RECORD LIST:
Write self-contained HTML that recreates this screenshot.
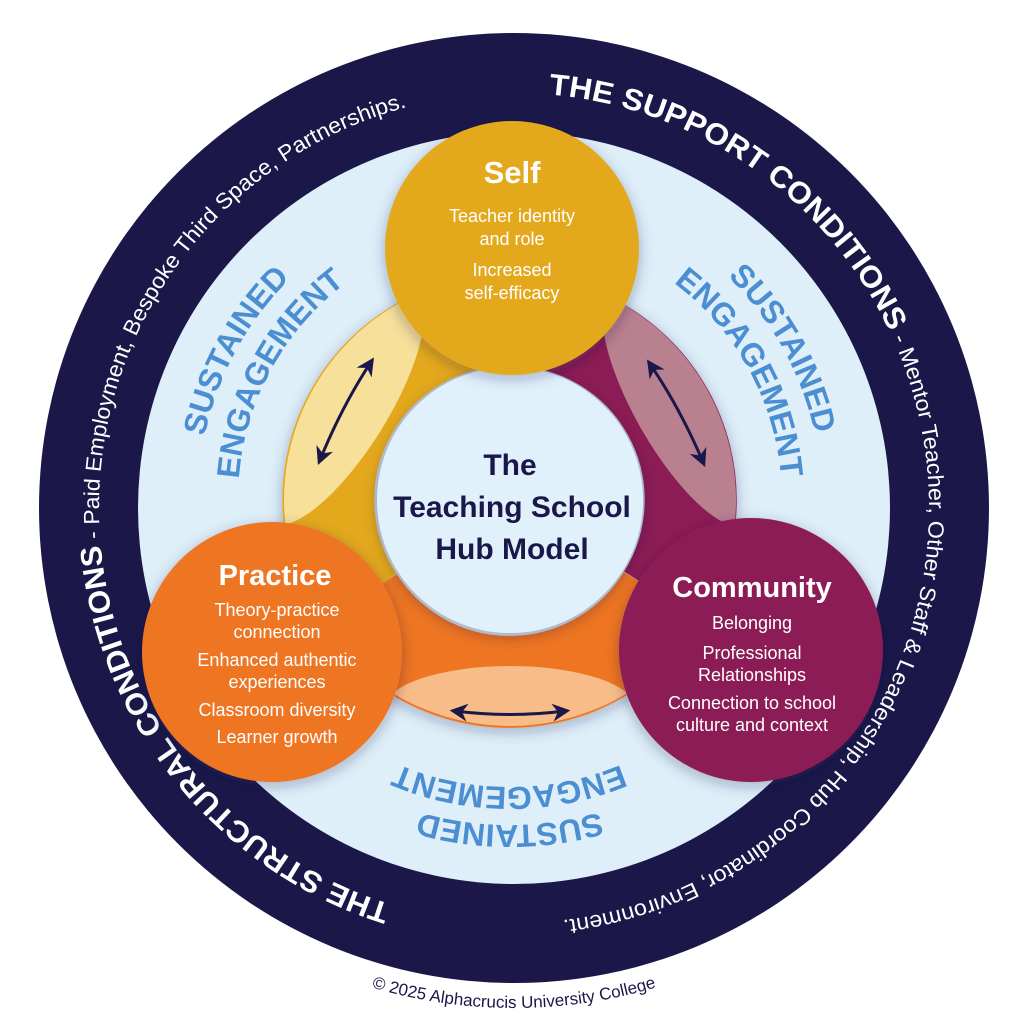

--

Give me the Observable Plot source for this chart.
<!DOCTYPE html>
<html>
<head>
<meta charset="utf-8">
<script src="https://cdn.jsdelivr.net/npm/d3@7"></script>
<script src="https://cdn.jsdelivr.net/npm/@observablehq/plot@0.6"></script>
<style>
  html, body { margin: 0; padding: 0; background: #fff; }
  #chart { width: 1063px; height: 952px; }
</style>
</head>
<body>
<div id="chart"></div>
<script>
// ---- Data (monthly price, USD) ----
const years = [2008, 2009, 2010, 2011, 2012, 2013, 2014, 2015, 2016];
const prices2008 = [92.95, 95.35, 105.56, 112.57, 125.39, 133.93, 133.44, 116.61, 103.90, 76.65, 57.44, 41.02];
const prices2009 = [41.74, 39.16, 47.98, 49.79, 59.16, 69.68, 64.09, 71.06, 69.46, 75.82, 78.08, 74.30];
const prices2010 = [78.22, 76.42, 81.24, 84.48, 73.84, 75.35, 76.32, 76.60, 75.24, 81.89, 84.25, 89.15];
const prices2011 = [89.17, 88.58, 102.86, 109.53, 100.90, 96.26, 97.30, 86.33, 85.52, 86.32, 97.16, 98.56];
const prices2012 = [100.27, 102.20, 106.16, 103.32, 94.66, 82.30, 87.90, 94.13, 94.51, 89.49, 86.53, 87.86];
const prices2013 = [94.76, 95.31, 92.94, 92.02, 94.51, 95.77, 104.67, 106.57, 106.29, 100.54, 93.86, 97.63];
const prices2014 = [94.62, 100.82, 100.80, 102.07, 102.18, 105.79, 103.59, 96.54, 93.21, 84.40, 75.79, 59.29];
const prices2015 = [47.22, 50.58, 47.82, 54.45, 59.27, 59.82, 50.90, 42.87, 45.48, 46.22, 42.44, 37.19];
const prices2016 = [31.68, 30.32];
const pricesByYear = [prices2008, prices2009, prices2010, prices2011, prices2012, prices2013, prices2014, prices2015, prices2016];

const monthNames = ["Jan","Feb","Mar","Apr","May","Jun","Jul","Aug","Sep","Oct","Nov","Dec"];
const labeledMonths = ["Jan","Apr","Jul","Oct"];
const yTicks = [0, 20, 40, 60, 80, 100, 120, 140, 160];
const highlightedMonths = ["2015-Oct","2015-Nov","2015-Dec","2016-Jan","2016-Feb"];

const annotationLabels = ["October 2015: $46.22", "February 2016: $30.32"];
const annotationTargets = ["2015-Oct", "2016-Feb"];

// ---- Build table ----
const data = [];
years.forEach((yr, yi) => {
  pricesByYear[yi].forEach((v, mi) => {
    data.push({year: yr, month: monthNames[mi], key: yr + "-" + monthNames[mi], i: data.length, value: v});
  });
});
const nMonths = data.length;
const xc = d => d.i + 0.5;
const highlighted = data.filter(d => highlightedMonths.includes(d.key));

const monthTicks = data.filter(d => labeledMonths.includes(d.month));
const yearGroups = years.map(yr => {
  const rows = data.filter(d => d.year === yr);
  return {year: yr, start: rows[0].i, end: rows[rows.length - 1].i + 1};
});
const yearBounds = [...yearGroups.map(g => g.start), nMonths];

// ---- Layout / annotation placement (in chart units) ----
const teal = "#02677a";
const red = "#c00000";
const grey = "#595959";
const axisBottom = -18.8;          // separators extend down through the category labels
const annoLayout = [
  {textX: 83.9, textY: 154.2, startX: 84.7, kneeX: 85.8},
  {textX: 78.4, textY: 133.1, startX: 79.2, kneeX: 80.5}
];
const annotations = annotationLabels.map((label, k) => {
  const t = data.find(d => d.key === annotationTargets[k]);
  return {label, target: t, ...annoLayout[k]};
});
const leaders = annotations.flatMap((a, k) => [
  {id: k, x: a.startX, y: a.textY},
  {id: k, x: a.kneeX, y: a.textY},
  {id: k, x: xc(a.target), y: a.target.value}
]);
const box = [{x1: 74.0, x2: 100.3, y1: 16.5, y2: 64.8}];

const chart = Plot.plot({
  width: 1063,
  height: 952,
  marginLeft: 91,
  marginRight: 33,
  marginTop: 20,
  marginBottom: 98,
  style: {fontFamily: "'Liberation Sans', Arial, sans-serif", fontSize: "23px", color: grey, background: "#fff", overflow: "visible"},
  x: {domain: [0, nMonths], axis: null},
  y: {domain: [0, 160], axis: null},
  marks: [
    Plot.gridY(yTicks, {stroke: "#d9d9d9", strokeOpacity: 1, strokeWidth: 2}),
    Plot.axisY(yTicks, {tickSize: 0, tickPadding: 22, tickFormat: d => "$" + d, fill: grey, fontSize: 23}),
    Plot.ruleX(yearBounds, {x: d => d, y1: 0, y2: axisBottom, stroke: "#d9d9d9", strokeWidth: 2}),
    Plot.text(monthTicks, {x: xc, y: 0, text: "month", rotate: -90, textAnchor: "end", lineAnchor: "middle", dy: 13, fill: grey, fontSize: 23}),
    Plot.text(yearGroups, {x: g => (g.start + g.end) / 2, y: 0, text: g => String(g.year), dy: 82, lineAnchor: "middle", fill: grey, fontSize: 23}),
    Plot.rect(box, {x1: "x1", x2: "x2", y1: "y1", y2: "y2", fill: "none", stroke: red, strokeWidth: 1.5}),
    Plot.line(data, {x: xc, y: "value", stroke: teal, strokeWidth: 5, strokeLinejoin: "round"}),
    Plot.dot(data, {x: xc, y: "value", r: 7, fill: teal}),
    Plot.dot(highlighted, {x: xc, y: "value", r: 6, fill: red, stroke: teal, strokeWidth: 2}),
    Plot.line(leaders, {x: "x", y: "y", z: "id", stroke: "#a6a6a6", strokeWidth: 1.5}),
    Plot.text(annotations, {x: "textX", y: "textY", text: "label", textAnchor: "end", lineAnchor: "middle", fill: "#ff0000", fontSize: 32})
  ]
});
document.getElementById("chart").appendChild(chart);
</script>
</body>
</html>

==

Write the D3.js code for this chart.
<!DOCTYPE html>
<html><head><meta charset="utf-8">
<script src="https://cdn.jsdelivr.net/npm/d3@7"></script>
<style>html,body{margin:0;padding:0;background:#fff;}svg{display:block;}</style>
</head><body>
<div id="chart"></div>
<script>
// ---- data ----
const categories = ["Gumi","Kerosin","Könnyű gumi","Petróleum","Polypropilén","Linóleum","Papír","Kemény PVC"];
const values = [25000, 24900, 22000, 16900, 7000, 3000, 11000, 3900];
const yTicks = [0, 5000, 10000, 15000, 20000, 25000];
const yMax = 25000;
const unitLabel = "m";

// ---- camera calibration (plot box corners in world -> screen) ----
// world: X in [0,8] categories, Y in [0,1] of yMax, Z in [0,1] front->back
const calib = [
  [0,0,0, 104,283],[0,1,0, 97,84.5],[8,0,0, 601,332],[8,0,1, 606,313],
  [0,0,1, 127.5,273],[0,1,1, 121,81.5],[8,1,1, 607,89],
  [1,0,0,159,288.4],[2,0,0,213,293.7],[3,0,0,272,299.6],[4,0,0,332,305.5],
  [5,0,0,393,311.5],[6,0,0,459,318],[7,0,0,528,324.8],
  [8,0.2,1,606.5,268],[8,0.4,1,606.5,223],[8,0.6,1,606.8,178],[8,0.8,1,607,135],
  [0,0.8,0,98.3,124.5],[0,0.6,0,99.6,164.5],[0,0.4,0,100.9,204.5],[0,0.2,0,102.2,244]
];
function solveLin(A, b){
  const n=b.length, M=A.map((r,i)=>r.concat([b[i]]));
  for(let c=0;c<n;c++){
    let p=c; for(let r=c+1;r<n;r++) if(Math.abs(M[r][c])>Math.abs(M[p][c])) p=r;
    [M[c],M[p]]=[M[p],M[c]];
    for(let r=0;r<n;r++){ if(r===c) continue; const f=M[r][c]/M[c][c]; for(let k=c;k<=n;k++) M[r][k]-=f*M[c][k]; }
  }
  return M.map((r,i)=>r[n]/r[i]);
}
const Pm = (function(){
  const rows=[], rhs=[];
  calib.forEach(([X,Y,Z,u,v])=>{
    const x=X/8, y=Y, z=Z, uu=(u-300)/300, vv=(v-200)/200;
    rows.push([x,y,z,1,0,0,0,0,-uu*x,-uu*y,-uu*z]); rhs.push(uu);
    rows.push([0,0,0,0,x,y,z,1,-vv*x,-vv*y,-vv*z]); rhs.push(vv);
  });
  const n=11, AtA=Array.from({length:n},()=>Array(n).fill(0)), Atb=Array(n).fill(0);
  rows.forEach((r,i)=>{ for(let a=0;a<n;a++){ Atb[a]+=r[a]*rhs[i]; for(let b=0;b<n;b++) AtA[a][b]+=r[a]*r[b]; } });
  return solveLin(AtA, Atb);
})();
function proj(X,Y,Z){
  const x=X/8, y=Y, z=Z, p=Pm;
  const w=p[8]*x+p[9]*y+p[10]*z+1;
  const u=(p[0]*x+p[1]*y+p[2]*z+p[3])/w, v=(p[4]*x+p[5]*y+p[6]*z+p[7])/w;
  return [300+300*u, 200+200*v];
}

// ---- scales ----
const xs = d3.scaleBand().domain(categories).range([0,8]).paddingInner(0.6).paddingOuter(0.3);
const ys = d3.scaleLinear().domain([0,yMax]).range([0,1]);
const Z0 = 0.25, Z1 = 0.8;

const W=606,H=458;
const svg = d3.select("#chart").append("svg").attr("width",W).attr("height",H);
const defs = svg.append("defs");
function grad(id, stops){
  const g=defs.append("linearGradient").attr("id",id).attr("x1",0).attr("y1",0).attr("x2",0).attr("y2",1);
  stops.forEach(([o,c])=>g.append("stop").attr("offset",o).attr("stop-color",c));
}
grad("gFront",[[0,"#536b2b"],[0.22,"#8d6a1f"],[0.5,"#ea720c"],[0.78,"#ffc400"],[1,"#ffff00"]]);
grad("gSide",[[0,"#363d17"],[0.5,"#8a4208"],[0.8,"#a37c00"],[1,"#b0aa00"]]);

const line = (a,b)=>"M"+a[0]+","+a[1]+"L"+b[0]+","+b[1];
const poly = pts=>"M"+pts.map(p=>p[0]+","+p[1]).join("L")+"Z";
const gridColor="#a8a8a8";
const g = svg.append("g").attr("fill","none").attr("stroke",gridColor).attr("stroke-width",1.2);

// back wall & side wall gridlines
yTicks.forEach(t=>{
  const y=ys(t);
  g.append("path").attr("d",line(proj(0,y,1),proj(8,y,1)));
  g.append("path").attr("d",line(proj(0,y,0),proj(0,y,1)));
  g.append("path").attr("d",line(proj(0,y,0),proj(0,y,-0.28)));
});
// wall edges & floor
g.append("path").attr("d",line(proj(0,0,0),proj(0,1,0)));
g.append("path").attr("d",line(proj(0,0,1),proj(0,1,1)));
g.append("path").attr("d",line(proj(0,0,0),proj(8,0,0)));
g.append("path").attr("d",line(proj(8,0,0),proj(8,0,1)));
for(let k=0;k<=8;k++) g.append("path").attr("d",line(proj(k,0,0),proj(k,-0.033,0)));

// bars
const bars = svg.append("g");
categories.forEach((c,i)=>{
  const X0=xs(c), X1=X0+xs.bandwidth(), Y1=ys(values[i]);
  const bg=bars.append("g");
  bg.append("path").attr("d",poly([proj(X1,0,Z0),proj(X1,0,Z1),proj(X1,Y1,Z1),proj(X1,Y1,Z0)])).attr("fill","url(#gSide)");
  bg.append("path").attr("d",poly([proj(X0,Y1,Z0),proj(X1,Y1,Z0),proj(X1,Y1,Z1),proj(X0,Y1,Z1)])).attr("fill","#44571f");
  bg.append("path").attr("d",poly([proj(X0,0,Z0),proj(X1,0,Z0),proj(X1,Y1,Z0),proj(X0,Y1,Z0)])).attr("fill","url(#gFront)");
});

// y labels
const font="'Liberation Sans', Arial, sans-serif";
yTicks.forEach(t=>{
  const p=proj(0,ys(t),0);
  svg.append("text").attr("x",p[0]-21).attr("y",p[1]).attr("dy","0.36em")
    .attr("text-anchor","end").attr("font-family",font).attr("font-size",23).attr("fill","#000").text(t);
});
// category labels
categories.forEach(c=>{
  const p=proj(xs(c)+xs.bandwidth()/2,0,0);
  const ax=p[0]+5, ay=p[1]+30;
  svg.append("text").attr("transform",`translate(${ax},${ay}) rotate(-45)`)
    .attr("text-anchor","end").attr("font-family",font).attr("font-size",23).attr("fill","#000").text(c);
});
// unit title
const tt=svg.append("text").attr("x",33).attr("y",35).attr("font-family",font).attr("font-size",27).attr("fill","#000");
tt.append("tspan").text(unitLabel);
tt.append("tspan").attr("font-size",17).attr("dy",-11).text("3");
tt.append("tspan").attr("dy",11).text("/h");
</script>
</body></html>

STATED TASK:
Keep only those lines of the records that hold "this", and return them.

RESULT:
Write self-contained HTML that recreates this screenshot.
Give me the Observable Plot source for this chart.
Write the D3.js code for this chart.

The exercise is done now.